Yep, after 11 years in the game, 430 Little Collins St is no longer the address of Bistro Vue, Shannon Bennett’s breezy Francophile eatery. Walk through the familiar lobby, up the stairs and—BAM—you find yourself in something very different all together. So long, escargot and Edith Piaf. Hello mod-lighting and tempered hunks of ice.
It’s pretty clear Bennett wanted a clean slate with this revamp. Fans of Bistro Vue will have fun spotting the old girl’s fingerprints, but the atmosphere’s a total backflip. Where before you had big open windows and enough natural light to grow a small vegetable patch, now you’ve got black gauze curtains, dirty mood lighting, muted leather and pockets of shadow, studded with liquid neon. It’s like your Mum traded pastels for black turtlenecks and joined an electro-punk band.
The chunky timber beams are still there, as is the slate-grey zinc bar; they’ve just dialled the brightness way down. Even at 4pm, the atmosphere in here is pure sex. Feels more like 3am on the Lower East Side, or maybe midnight in Shinjuku.
The name Iki-jime (pronounced ‘icky jimmy’) actually refers to an ethical, line-caught fishing technique, hooked fresh from Japan. Bennett gets his fish from Tasmanian-based ‘Codfather’ Mark Eather, an icki jime practitioner, who supplies sustainable seafood for the whole Vue group.
The menu itself...well you’d better like fish. Meatheads can’t even hide behind a token rib eye, and that’s a deliberate move. Bennett and Executive Chef Justin James wanted to champion Australian seafood, without distractions. The only real legacy dish is Bistro Vue’s famous tart tatin (given a spin by James—it now comes with Josper-smoked ice-cream and seasonal fruit).
It’s early days to be calling favourites, but the smart money is on the Moreton Bay Bug Tart—a blushing jewel, cupped in saltwater pastry and drizzled in lime vinaigrette. The retro riff on prawn cocktail is also insane—grilled King Prawn tails, fanned in a semi-circle, topped with dehydrated horseradish, cured duck egg yolk and lemon oil.
The bar has its own menu, designed for the fish-loving, post-supper crowd. Little alco-soakers like fried flathead with pickled cucumber on a brioche bun (our new favourite bar snack), or maybe a bowl of salt and pepper whitebait to pick up that Riesling.
Speaking of wine, the cellar must be like the Tardis or something. Page after page after page of vino—enough to keep any oenophile happy for years. The bottles range from Vue De Monde’s own drops from Macedon and the Yarra Valley (a very affordable $12 a glass), all the way to the 1981 Charles Hiedsick champers for $2100 a bottle. Let’s save that one for special occasions...

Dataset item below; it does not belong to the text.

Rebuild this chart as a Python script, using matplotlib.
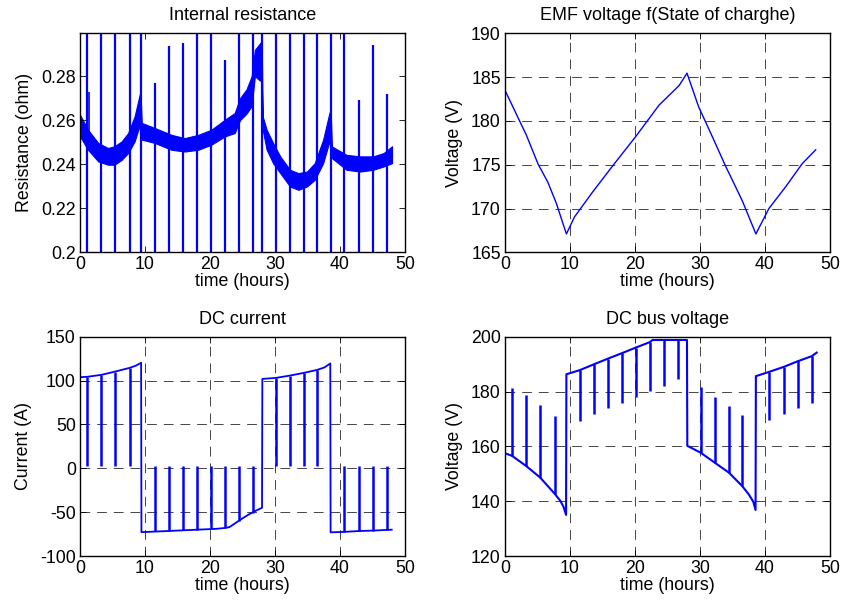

Cocktails are classic, but come with a bit of theatre. The bar staff keep a massive brick of tempered ice on a special air-cooled, wooden lattice, as if they were saving up for an igloo. Using a hacksaw, chisels, hammers, files and knives, they’ll sculpt you a crystal-clear cube of ice for your Negroni, chipped to order. Nice little flourish, that.
One last tip? Get the gang together and book in the Chef’s Table—a one-off table that’s practically IN the kitchen. Literally, you’re sitting about 2-metres away from Iki-jime’s chefs, with nothing between you and a dozen flashing knives, shooting gusts of flame and (presumably) Head Chef Sam Homan on his best behaviour.
Sure, we’ll miss Bistro Vue. Eleven years is a hell of a stretch in Melbourne’s mayfly restaurant scene. But to be honest, Iki-jime already has us hooked. We’ll be back soon, hungry for more.